Tenant farmers in court over 'flawed' evictions

John and Ian Paterson
Image caption John and Ian Paterson want to be compensated for their eviction from a farm on Arran

A group of tenant farmers are seeking compensation for being evicted from their farms.

Six farmers are pursuing damages, saying their eviction is the result of a "flawed" law enacted by the Scottish Parliament in 2003.

They were all granted secure tenure after an amendment was made to the Agricultural Holdings (Scotland) Act.

But this was overruled by the UK Supreme Court in 2013, who said it breached landlords' human rights.

This has led some landlords to serving eviction notices on the tenants so they can reclaim vacant possession.

All the farmers seeking compensation had previously held their tenancy in a "limited partnership", which can prevent tenants enjoying long-term security.

'Huge impact'

The amendment to the Agricultural Holdings Act was designed to provide this security - but the UK Supreme Court ruled in the test cast Salvesen v Riddell that it was not compliant with the European Convention on Human Rights.

The court said landowners before and after a specific date had been treated differently, which amounted to discrimination.

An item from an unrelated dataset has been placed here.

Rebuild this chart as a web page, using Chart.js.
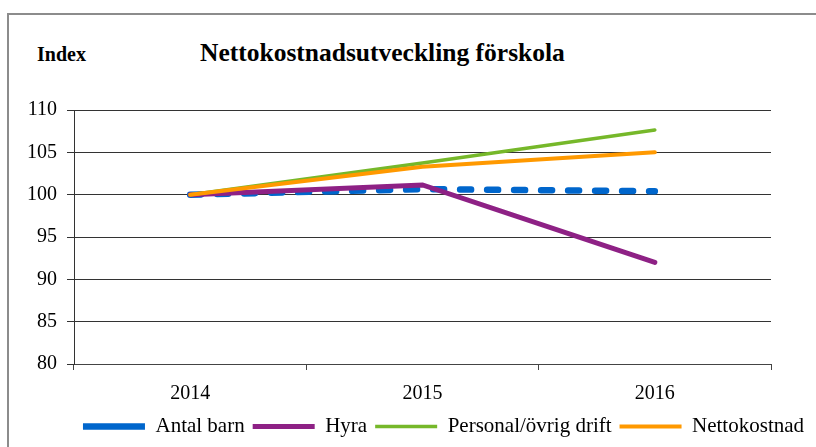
<!DOCTYPE html>
<html>
<head>
<meta charset="utf-8">
<script src="https://cdn.jsdelivr.net/npm/chart.js@4"></script>
<style>
  html, body { margin: 0; padding: 0; background: #fff; overflow: hidden; }
  #wrap { position: relative; width: 816px; height: 447px; }
  #frame { position: absolute; left: 7px; top: 13px; width: 900px; height: 500px; border: 2px solid #8c8c8c; }
  #index { position: absolute; left: 37px; top: 43px; font-family: "Liberation Serif", serif; font-weight: bold; font-size: 20px; }
  #title { position: absolute; left: 200px; top: 38px; font-family: "Liberation Serif", serif; font-weight: bold; font-size: 25.5px; white-space: nowrap; }
  canvas { position: absolute; left: 0; top: 0; }
</style>
</head>
<body>
<div id="wrap">
  <div id="frame"></div>
  <div id="index">Index</div>
  <div id="title">Nettokostnadsutveckling förskola</div>
  <canvas id="chart" width="816" height="447"></canvas>
</div>
<script>
// data
const years = ["2014", "2015", "2016"];
const antalBarn = [100, 100.65, 100.4];
const hyra = [100, 101.15, 92.0];
const personal = [100, 103.75, 107.65];
const nettokostnad = [100, 103.3, 105.0];

const serif = "'Liberation Serif', 'Times New Roman', serif";

// legend sits a bit right of the plot centre in the original
const shiftLegend = {
  id: "shiftLegend",
  afterLayout(chart) {
    chart.legend.left += 58;
    chart.legend.right += 58;
  }
};

const ctx = document.getElementById("chart");
new Chart(ctx, {
  type: "line",
  data: {
    labels: years,
    datasets: [
      { label: "Antal barn", data: antalBarn, borderColor: "#0066cc", backgroundColor: "#0066cc",
        borderWidth: 6.5, borderDash: [11, 16], borderCapStyle: "round", order: 4 },
      { label: "Hyra", data: hyra, borderColor: "#8e2185", backgroundColor: "#8e2185",
        borderWidth: 5, borderCapStyle: "round", order: 3 },
      { label: "Personal/övrig drift", data: personal, borderColor: "#76b82a", backgroundColor: "#76b82a",
        borderWidth: 3.5, borderCapStyle: "round", order: 2 },
      { label: "Nettokostnad", data: nettokostnad, borderColor: "#ff9900", backgroundColor: "#ff9900",
        borderWidth: 4, borderCapStyle: "round", order: 1 }
    ]
  },
  options: {
    responsive: false,
    animation: false,
    elements: { point: { radius: 0 }, line: { tension: 0 } },
    layout: { padding: { left: 0, right: 45, top: 110, bottom: 0 } },
    plugins: {
      tooltip: { enabled: false },
      legend: {
        position: "bottom",
        labels: {
          usePointStyle: true,
          pointStyle: "line",
          pointStyleWidth: 62,
          color: "#000",
          font: { family: serif, size: 21 },
          padding: 8,
          sort: (a, b) => a.datasetIndex - b.datasetIndex
        }
      }
    },
    scales: {
      x: {
        offset: true,
        grid: { display: true, drawOnChartArea: false, drawTicks: true, tickLength: 6, color: "#444", offset: true },
        border: { display: true, color: "#444", width: 1 },
        ticks: { color: "#000", font: { family: serif, size: 20 }, padding: 12 },
        afterFit: s => { s.height = 44; }
      },
      y: {
        min: 80,
        max: 110,
        ticks: { stepSize: 5, color: "#000", font: { family: serif, size: 20 }, padding: 10 },
        grid: { color: "#333", lineWidth: 1, tickLength: 7 },
        border: { display: true, color: "#333", width: 1 },
        afterFit: s => { s.width = 74; }
      }
    }
  },
  plugins: [shiftLegend]
});
</script>
</body>
</html>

Two of the tenants facing eviction - brothers John and Ian Paterson - said the Scottish government had initially been "sympathetic" to their situation, but told the BBC the "roller doors had now gone up".

Ian Paterson said the eviction was the result of a "flawed" law and would have a "huge financial impact" on the family.

"We're due to be evicted on 28 November and we've got over 1,400 ewes, 100 cattle. I've got 78 breeding falcons that are all facilitated there," he said.

The brothers' father, Jim Paterson, had taken on the lease of Glenree farm on Arran with a 10-year limited partnership in 1996. In 2003, he passed the lease onto his son, John, who became a secure tenant following the Scottish government's amendment.

Farm sale

Ian Paterson runs a falcon-breeding business on the farm.

John Paterson added: "The flock of ewes we've got on the farm we've worked on for 20 years and put a lot of work into very expensive tups to produce very high quality animals and now I'm getting forced to sell them.

"I've got a farm sale booked for 24 November and I'm going to be selling everything down to my kitchen table because there's nowhere to take it."

The Scottish government said it was committed facilitating and finding mediation between tenant farmers and their landlords, but added ministers were unable to comment on live litigation.